Peter Brown, chief executive of Canaccord Capital Corp., Canada's largest independent dealer with 673 licensed brokers, attributed the merger to the increasing market penetration of the country's five major banks, and suggested the dwindling numbers of privately owned shops could ultimately strangle the small-cap market.

Groome Capital Inc. and Rampart Securities Inc. were each swallowed last year by Desjardins Securities Inc., a subsidiary of the Mouvement des caisses Desjardins, Quebec's largest financial institution. Vancouver-based Goepel McDermid Inc. was purchased by U.S.-based Raymond James in 2000. Yorkton Securities Inc., in a rebuilding phase after ousting its chief executive and striking a settlement with securities regulators, is also said to be seeking an investment partner, although its principals have insisted they are not looking to sell the firm.

"It's marginalizing all these small retail firms and forcing consolidation and mergers. There may be too few participants to have a viable small-cap market in Canada," said Canaccord's Mr. Brown. "Complicating it also, and one of the barriers to entry, is the massively complex regulatory burden that has been created in Canada -- it's just a nightmare. Only big banks and big-cap companies can deal with that regulation."

Given that the markets have been slow to rebound from their doldrums this past fall, it does not appear that the pace of consolidation will ebb any time soon.

"It confirms what we predicted would happen," said Ian Russell, senior vice-president of capital markets at IDA. "The trend will continue toward further consolidation in the industry and it will continue for some time."

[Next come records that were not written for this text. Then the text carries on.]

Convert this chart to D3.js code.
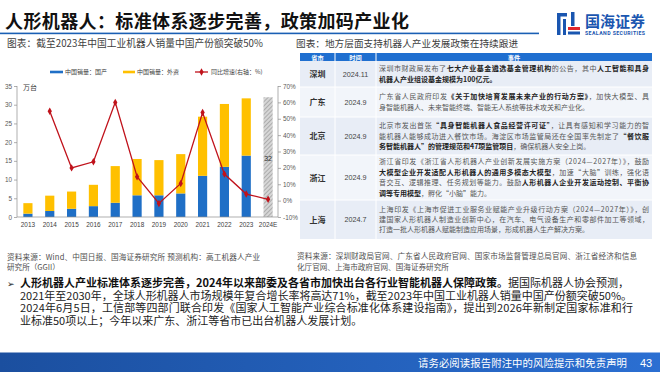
<!DOCTYPE html>
<html><head><meta charset="utf-8">
<script src="https://cdn.jsdelivr.net/npm/d3@7"></script>
<style>
body{margin:0;background:#fff;}
svg{display:block;font-family:"Noto Sans CJK SC","Noto Sans",sans-serif;}
</style>
</head><body>
<svg id="c" width="660" height="372"></svg>
<script>
// ---------------- data ----------------
const years = ["2013","2014","2015","2016","2017","2018","2019","2020","2021","2022","2023","2024E"];
const domestic = [0.9,1.6,2.2,2.9,3.8,5.8,5.8,6.3,11.0,13.4,16.4,0];
const foreign  = [2.8,4.1,4.6,5.7,9.8,9.7,9.4,10.5,15.8,16.8,15.3,0];
const forecast = [0,0,0,0,0,0,0,0,0,0,0,32];
const growth   = [null,54.6,20.0,23.7,60.0,14.6,-1.7,10.5,53.8,16.2,4.0,0.8];
const leftTicks  = [0,5,10,15,20,25,30,35];
const rightTicks = [-10,0,10,20,30,40,50,60,70];
const legendLabels = ["中国销量：国产","中国销量：外资","同比增速(右轴：%)"];

const provinces = ["深圳","广东","北京","浙江","上海"];
const dates = ["2024.11","2024.9","2024.9","2024.9","2024.7"];
// each row: lines, each line: segments [text, bold]
const events = [
  [[["深圳市财政局发布了",0],["七大产业基金遴选基金管理机构",1],["的公告，其中",0],["人工智能和具身",1]],
   [["机器人产业组设基金规模为100亿元。",1]]],
  [[["广东省人民政府印发",0],["《关于加快培育发展未来产业的行动方案》",1],["，加快大模型、具",0]],
   [["身智能机器人、未来智能终端、智能无人系统等技术攻关和产业化。",0]]],
  [[["北京市发出首张",0],["“具身智能机器人食品经营许可证”",1],["，让具有感知和学习能力的智",0]],
   [["能机器人能够成功进入餐饮市场。海淀区市场监管局还在全国率先制定了",0],["“餐饮服",1]],
   [["务智能机器人”的管理规范和47项监管项目",1],["，确保机器人安全上岗。",0]]],
  [[["浙江省印发《浙江省人形机器人产业创新发展实施方案（2024—2027年）》，鼓励",0]],
   [["大模型企业开发适配人形机器人的通用多模态大模型",1],["，加速“大脑”训练，强化语",0]],
   [["音交互、逻辑推理、任务规划等能力。鼓励",0],["人形机器人企业开发运动控制、平衡协",1]],
   [["调等专用模型",1],["，孵化“小脑”能力。",0]]],
  [[["上海印发《上海市促进工业服务业赋能产业升级行动方案（2024—2027年）》，创",0]],
   [["建国家人形机器人制造业创新中心，在汽车、电气设备生产和零部件加工等领域，",0]],
   [["打造一批人形机器人赋能制造应用场景，形成机器人生产解决方案。",0]]]
];
const rowBounds = [61,87,117,155,200,239];

// ---------------- setup ----------------
const svg = d3.select("#c");
const defs = svg.append("defs");
const fg = defs.append("linearGradient").attr("id","foot").attr("x1","0").attr("x2","1");
fg.append("stop").attr("offset","0").attr("stop-color","#1b4f9f");
fg.append("stop").attr("offset","1").attr("stop-color","#2b6fd2");
const pat = defs.append("pattern").attr("id","hatch").attr("patternUnits","userSpaceOnUse")
  .attr("width",3).attr("height",3).attr("patternTransform","rotate(45)");
pat.append("rect").attr("width",3).attr("height",3).attr("fill","#d6d6d6");
pat.append("line").attr("x1",0).attr("y1",0).attr("x2",0).attr("y2",3).attr("stroke","#9a9a9a").attr("stroke-width",1.4);

// ---------------- header ----------------
svg.append("text").attr("x",5).attr("y",27.8).attr("font-size",18).attr("font-weight","bold")
  .attr("fill","#111").attr("textLength",404).attr("lengthAdjust","spacing")
  .text("人形机器人：标准体系逐步完善，政策加码产业化");
svg.append("rect").attr("x",0).attr("y",32.6).attr("width",539).attr("height",1.6).attr("fill","#1a5fb4");

// logo
const lg = svg.append("g");
lg.append("rect").attr("x",557).attr("y",13).attr("width",10).attr("height",3.5).attr("fill","#1a56b0");
lg.append("rect").attr("x",557).attr("y",13).attr("width",3.5).attr("height",22).attr("fill","#1a56b0");
lg.append("rect").attr("x",563).attr("y",19).attr("width",3).attr("height",16).attr("fill","#1a56b0");
lg.append("rect").attr("x",571).attr("y",12).attr("width",3.5).attr("height",14).attr("fill","#1a56b0");
lg.append("rect").attr("x",568).attr("y",27).attr("width",12).attr("height",3).attr("fill","#e0262b");
lg.append("rect").attr("x",568).attr("y",31.5).attr("width",12).attr("height",3).attr("fill","#1a56b0");
svg.append("text").attr("x",585).attr("y",27).attr("font-size",15).attr("font-weight","bold")
  .attr("fill","#1a56b0").attr("textLength",60).text("国海证券");
svg.append("text").attr("x",585).attr("y",34.5).attr("font-size",5.2).attr("font-weight","bold")
  .attr("fill","#1a56b0").attr("textLength",60).attr("font-family","Roboto, sans-serif").text("SEALAND SECURITIES");

svg.append("text").attr("x",7).attr("y",46.5).attr("font-size",9.7).attr("fill","#404040")
  .attr("textLength",256).attr("lengthAdjust","spacing")
  .text("图表：截至2023年中国工业机器人销量中国产份额突破50%");
svg.append("text").attr("x",296).attr("y",46.5).attr("font-size",9.65).attr("fill","#404040")
  .attr("textLength",222).attr("lengthAdjust","spacing")
  .text("图表：地方层面支持机器人产业发展政策在持续跟进");

// ---------------- chart ----------------
const x = d3.scaleBand().domain(years).range([17,279]).paddingInner(0.58).paddingOuter(0.29);
const yL = d3.scaleLinear().domain([0,35]).range([217,86]);
const yR = d3.scaleLinear().domain([-10,70]).range([217,86]);

const table = years.map((y,i)=>({year:y, domestic:domestic[i], foreign:foreign[i], forecast:forecast[i]}));
const stack = d3.stack().keys(["domestic","foreign","forecast"])(table);
const colors = {domestic:"#1f6fc6", foreign:"#ffc000", forecast:"url(#hatch)"};

const cg = svg.append("g");
stack.forEach(s=>{
  cg.selectAll(null).data(s.filter(d=>d[1]-d[0]>0)).join("rect")
    .attr("x",d=>x(d.data.year)).attr("width",x.bandwidth())
    .attr("y",d=>yL(d[1])).attr("height",d=>yL(d[0])-yL(d[1]))
    .attr("fill",colors[s.key]);
});
// forecast label
cg.selectAll(null).data(table.filter(d=>d.forecast>0)).join("text")
  .attr("x",d=>x(d.year)+x.bandwidth()/2).attr("y",160.5).attr("text-anchor","middle")
  .attr("font-size",7).attr("fill","#333").attr("font-family","Liberation Sans, Arial, sans-serif")
  .text(d=>d.forecast);

// axes
const axL = d3.axisLeft(yL).tickValues(leftTicks).tickSize(3).tickPadding(2);
const gL = svg.append("g").attr("transform","translate(17,0)").call(axL);
const axR = d3.axisRight(yR).tickValues(rightTicks).tickSize(3).tickPadding(2).tickFormat(d=>d+"%");
const gR = svg.append("g").attr("transform","translate(278,0)").call(axR);
[gL,gR].forEach(g=>{
  g.selectAll("path,line").attr("stroke","#8c8c8c").attr("stroke-width",0.7);
  g.selectAll("text").attr("font-size",6.4).attr("fill","#595959").attr("font-family","Liberation Sans, Arial, sans-serif");
});
gL.select(".domain").attr("d","M0,217V86");
gR.select(".domain").attr("d","M0,217V86");
const axB = d3.axisBottom(x).tickSize(0).tickPadding(5);
const gB = svg.append("g").attr("transform","translate(0,217)").call(axB);
gB.select(".domain").attr("stroke","#8c8c8c").attr("stroke-width",0.7).attr("d","M17,0H278");
gB.selectAll("text").attr("font-size",6.4).attr("fill","#404040").attr("font-family","Liberation Sans, Arial, sans-serif");

svg.append("text").attr("x",23).attr("y",90).attr("font-size",7).attr("fill","#404040").text("万台");

// growth line
const pts = years.map((y,i)=>({year:y,v:growth[i]})).filter(d=>d.v!==null);
const line = d3.line().x(d=>x(d.year)+x.bandwidth()/2).y(d=>yR(d.v));
svg.append("path").datum(pts).attr("d",line).attr("fill","none").attr("stroke","#c0121b").attr("stroke-width",1.3);
svg.selectAll(null).data(pts).join("path")
  .attr("transform",d=>`translate(${x(d.year)+x.bandwidth()/2},${yR(d.v)})`)
  .attr("d",d3.symbol(d3.symbolDiamond,16)).attr("fill","#c0121b");

// legend
const lgd = svg.append("g").attr("font-size",6).attr("fill","#404040");
lgd.append("line").attr("x1",50).attr("x2",63).attr("y1",72).attr("y2",72).attr("stroke","#1f6fc6").attr("stroke-width",2.6);
lgd.append("text").attr("x",65).attr("y",74.2).text(legendLabels[0]);
lgd.append("line").attr("x1",123).attr("x2",135).attr("y1",72).attr("y2",72).attr("stroke","#ffc000").attr("stroke-width",2.6);
lgd.append("text").attr("x",137).attr("y",74.2).text(legendLabels[1]);
lgd.append("line").attr("x1",195).attr("x2",208).attr("y1",72).attr("y2",72).attr("stroke","#c0121b").attr("stroke-width",1.3);
lgd.append("path").attr("transform","translate(201.5,72)").attr("d",d3.symbol(d3.symbolDiamond,16)).attr("fill","#c0121b");
lgd.append("text").attr("x",211).attr("y",74.2).text(legendLabels[2]);

// ---------------- table ----------------
const tg = svg.append("g");
tg.append("rect").attr("x",300).attr("y",53).attr("width",352).attr("height",8).attr("fill","#1f6fd0");
[["省市",317.5],["时间",355.5],["事件",514]].forEach(([t,cx])=>{
  tg.append("text").attr("x",cx).attr("y",59.6).attr("text-anchor","middle").attr("font-size",6.2)
    .attr("font-weight","bold").attr("fill","#fff").text(t);
});
provinces.forEach((p,i)=>{
  const y0 = rowBounds[i], y1 = rowBounds[i+1], cy=(y0+y1)/2;
  tg.append("rect").attr("x",300).attr("y",y0).attr("width",352).attr("height",y1-y0)
    .attr("fill", i%2===0 ? "#e8edf6" : "#f2f5fa");
  tg.append("text").attr("x",317.5).attr("y",cy+3).attr("text-anchor","middle").attr("font-size",8)
    .attr("font-weight","bold").attr("fill","#333").text(p);
  tg.append("text").attr("x",355.5).attr("y",cy+2.6).attr("text-anchor","middle").attr("font-size",7.2)
    .attr("fill","#444").attr("font-family","Liberation Sans, Arial, sans-serif").text(dates[i]);
  const lines = events[i];
  const lh = 10.4;
  const first = cy - (lines.length-1)*lh/2;
  lines.forEach((segs,j)=>{
    const t = tg.append("text").attr("x",379).attr("y",first+j*lh+2.5).attr("font-size",7);
    if (j < lines.length-1) t.attr("textLength",270).attr("lengthAdjust","spacing");
    segs.forEach(([s,b])=>{
      t.append("tspan").attr("font-weight",b?"bold":"normal").attr("fill",b?"#222":"#555").text(s);
    });
  });
});
// white separators
tg.selectAll(null).data(rowBounds.slice(1,-1)).join("line")
  .attr("x1",300).attr("x2",652).attr("y1",d=>d).attr("y2",d=>d).attr("stroke","#fff").attr("stroke-width",1);
[335,376].forEach(xx=>tg.append("line").attr("x1",xx).attr("x2",xx).attr("y1",53).attr("y2",239)
  .attr("stroke","#fff").attr("stroke-width",1));

// ---------------- sources ----------------
const src = svg.append("g").attr("font-size",7.6).attr("fill","#505050");
src.append("text").attr("x",7).attr("y",260).attr("textLength",253).attr("lengthAdjust","spacing")
  .text("资料来源：Wind、中国日报、国海证券研究所 预测机构：高工机器人产业");
src.append("text").attr("x",7).attr("y",269.5).text("研究所（GGII）");
src.append("text").attr("x",297).attr("y",259).attr("textLength",340).attr("lengthAdjust","spacing")
  .text("资料来源：深圳财政局官网、广东省人民政府官网、国家市场监督管理总局官网、浙江省经济和信息");
src.append("text").attr("x",297).attr("y",269.5).text("化厅官网、上海市政府官网、国海证券研究所");

// ---------------- bullet paragraph ----------------
const pg = svg.append("g").attr("font-size",11).attr("fill","#222");
pg.append("text").attr("x",7).attr("y",287).attr("font-size",9).text("➢");
const p1 = pg.append("text").attr("x",20).attr("y",287.3);
p1.append("tspan").attr("font-weight","bold").attr("fill","#111")
  .text("人形机器人产业标准体系逐步完善，2024年以来部委及各省市加快出台各行业智能机器人保障政策。");
p1.append("tspan").text("据国际机器人协会预测，");
pg.append("text").attr("x",20).attr("y",299.8).attr("textLength",612).attr("lengthAdjust","spacing")
  .text("2021年至2030年，全球人形机器人市场规模年复合增长率将高达71%，截至2023年中国工业机器人销量中国产份额突破50%。");
pg.append("text").attr("x",20).attr("y",312.3).attr("textLength",613).attr("lengthAdjust","spacing")
  .text("2024年6月5日，工信部等四部门联合印发《国家人工智能产业综合标准化体系建设指南》，提出到2026年新制定国家标准和行");
pg.append("text").attr("x",20).attr("y",324.8)
  .text("业标准50项以上；今年以来广东、浙江等省市已出台机器人发展计划。");

// ---------------- footer ----------------
svg.append("rect").attr("x",0).attr("y",352.5).attr("width",660).attr("height",19.5).attr("fill","url(#foot)");
svg.append("text").attr("x",418).attr("y",366.8).attr("font-size",10.4).attr("fill","#fff")
  .attr("textLength",209).text("请务必阅读报告附注中的风险提示和免责声明");
svg.append("text").attr("x",640).attr("y",367).attr("font-size",11).attr("fill","#fff")
  .attr("font-family","Liberation Sans, Arial, sans-serif").text("43");
</script>
</body></html>
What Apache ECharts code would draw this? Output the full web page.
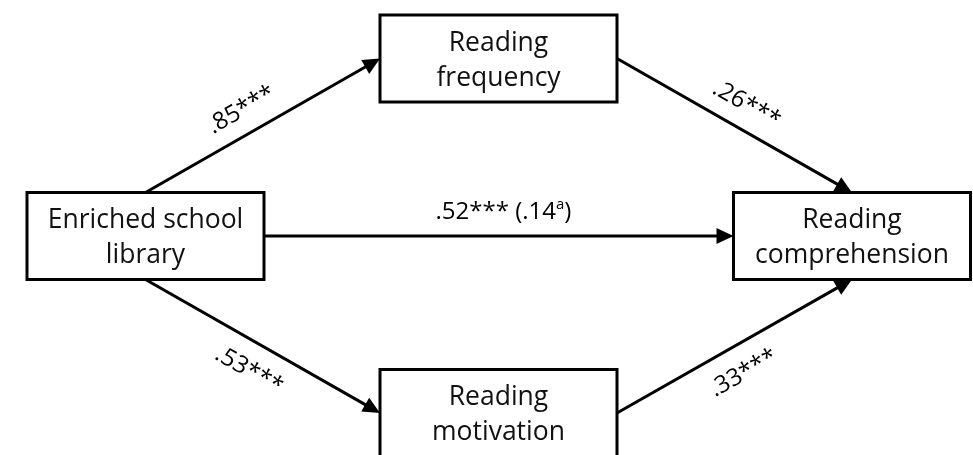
<!DOCTYPE html>
<html>
<head>
<meta charset="utf-8">
<script src="https://cdn.jsdelivr.net/npm/echarts@6/dist/echarts.min.js"></script>
<style>
  html, body { margin: 0; padding: 0; background: #ffffff; }
  #chart { width: 973px; height: 455px; }
</style>
</head>
<body>
<div id="chart"></div>
<script>
// ---- Diagram data ----
const nodeNames = ['Enriched school\nlibrary', 'Reading\nfrequency', 'Reading\nmotivation', 'Reading\ncomprehension'];
const nodeX = [145.5, 498.5, 498.5, 852];
const nodeY = [236, 58.5, 413, 236];

const edgeFrom = [0, 1, 0, 0, 2];
const edgeTo = [1, 3, 3, 2, 3];
const edgeFromSide = ['top', 'right', 'right', 'bottom', 'right'];
const edgeToSide = ['left', 'top', 'left', 'left', 'bottom'];
const edgeLabels = ['.85***', '.26***', '.52*** (.14{sup|a})', '.53***', '.33***'];
const edgeLabelSide = ['above', 'above', 'above', 'below', 'below'];

// ---- Styles ----
const BOX_W = 237, BOX_H = 87;
const FONT = '"Open Sans", "Noto Sans", sans-serif';
const ARROW_L = 17, ARROW_W = 16;
const LABEL_POS = [0.46, 0.5, 0.51, 0.5, 0.48];

function anchor(i, side) {
  const x = nodeX[i], y = nodeY[i];
  if (side === 'top') return [x, y - BOX_H / 2];
  if (side === 'bottom') return [x, y + BOX_H / 2];
  if (side === 'left') return [x - BOX_W / 2, y];
  return [x + BOX_W / 2, y];
}

const chart = echarts.init(document.getElementById('chart'), null, { renderer: 'canvas' });

const option = {
  backgroundColor: '#ffffff',
  animation: false,
  grid: { left: 0, right: 0, top: 0, bottom: 0 },
  xAxis: { type: 'value', min: 0, max: 973, show: false },
  yAxis: { type: 'value', min: 0, max: 455, inverse: true, show: false },
  series: [
    {
      type: 'custom',
      coordinateSystem: 'cartesian2d',
      clip: false,
      z: 1,
      data: edgeFrom.map((f, i) => [i]),
      renderItem: function (params, api) {
        const i = api.value(0);
        const p0 = api.coord(anchor(edgeFrom[i], edgeFromSide[i]));
        const p1 = api.coord(anchor(edgeTo[i], edgeToSide[i]));
        const dx = p1[0] - p0[0], dy = p1[1] - p0[1];
        const len = Math.sqrt(dx * dx + dy * dy);
        const ux = dx / len, uy = dy / len;
        const nx = -uy, ny = ux;
        const bx = p1[0] - ux * ARROW_L, by = p1[1] - uy * ARROW_L;
        let upx = nx, upy = ny;
        if (upy > 0 || (upy === 0 && upx > 0)) { upx = -nx; upy = -ny; }
        const off = edgeLabelSide[i] === 'above' ? 24 : -28;
        const t = LABEL_POS[i];
        const mx = p0[0] + dx * t + upx * off;
        const my = p0[1] + dy * t + upy * off;
        const rot = -Math.atan2(dy, dx);
        return {
          type: 'group',
          children: [
            {
              type: 'line',
              shape: { x1: p0[0], y1: p0[1], x2: bx + ux * 1, y2: by + uy * 1 },
              style: { stroke: '#000', lineWidth: 3 }
            },
            {
              type: 'polygon',
              shape: { points: [[p1[0], p1[1]], [bx + nx * ARROW_W / 2, by + ny * ARROW_W / 2], [bx - nx * ARROW_W / 2, by - ny * ARROW_W / 2]] },
              style: { fill: '#000' }
            },
            {
              type: 'text',
              x: mx, y: my,
              rotation: rot,
              style: {
                text: edgeLabels[i],
                x: 0, y: 0,
                align: 'center', verticalAlign: 'middle',
                fill: '#000',
                fontSize: 24,
                fontFamily: FONT,
                rich: {
                  sup: { fontSize: 15, fontFamily: FONT, verticalAlign: 'top', fill: '#000', lineHeight: 30 }
                }
              }
            }
          ]
        };
      }
    },
    {
      type: 'custom',
      coordinateSystem: 'cartesian2d',
      clip: false,
      z: 2,
      data: nodeNames.map((n, i) => [nodeX[i], nodeY[i], i]),
      renderItem: function (params, api) {
        const i = api.value(2);
        const c = api.coord([api.value(0), api.value(1)]);
        const tl = api.coord([api.value(0) - BOX_W / 2, api.value(1) - BOX_H / 2]);
        const br = api.coord([api.value(0) + BOX_W / 2, api.value(1) + BOX_H / 2]);
        return {
          type: 'group',
          children: [
            {
              type: 'rect',
              shape: { x: tl[0], y: tl[1], width: br[0] - tl[0], height: br[1] - tl[1] },
              style: { fill: '#fff', stroke: '#000', lineWidth: 3 }
            },
            {
              type: 'text',
              x: c[0], y: c[1] + 2,
              style: {
                text: nodeNames[i],
                align: 'center', verticalAlign: 'middle',
                fill: '#111',
                fontSize: 26.5,
                fontFamily: FONT,
                lineHeight: 35
              }
            }
          ]
        };
      }
    }
  ]
};
chart.setOption(option);
</script>
</body>
</html>
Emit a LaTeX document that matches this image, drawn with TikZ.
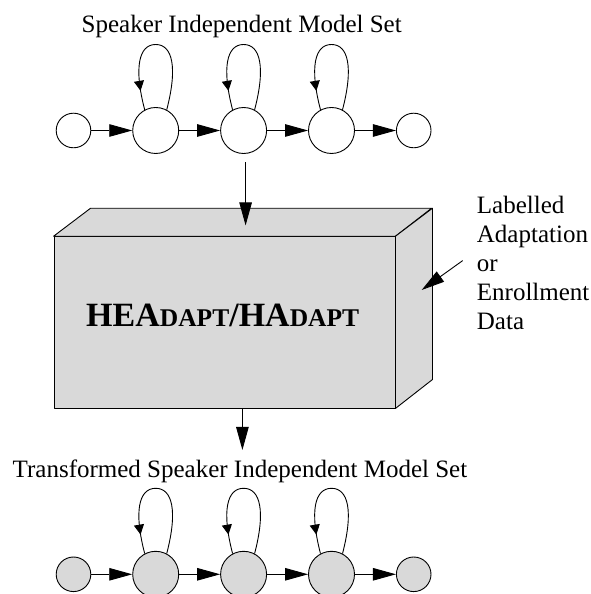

In a recent report, the IDA suggested many of its smaller members may be forced to sell or merge because of an economic downturn that has riven brokerage revenue and crimped profit margins. He pointed out that smaller firms with an emphasis on retail sales are particularly vulnerable when capital markets are weak, since they lack the scale to absorb significant fixed costs in such areas as compliance.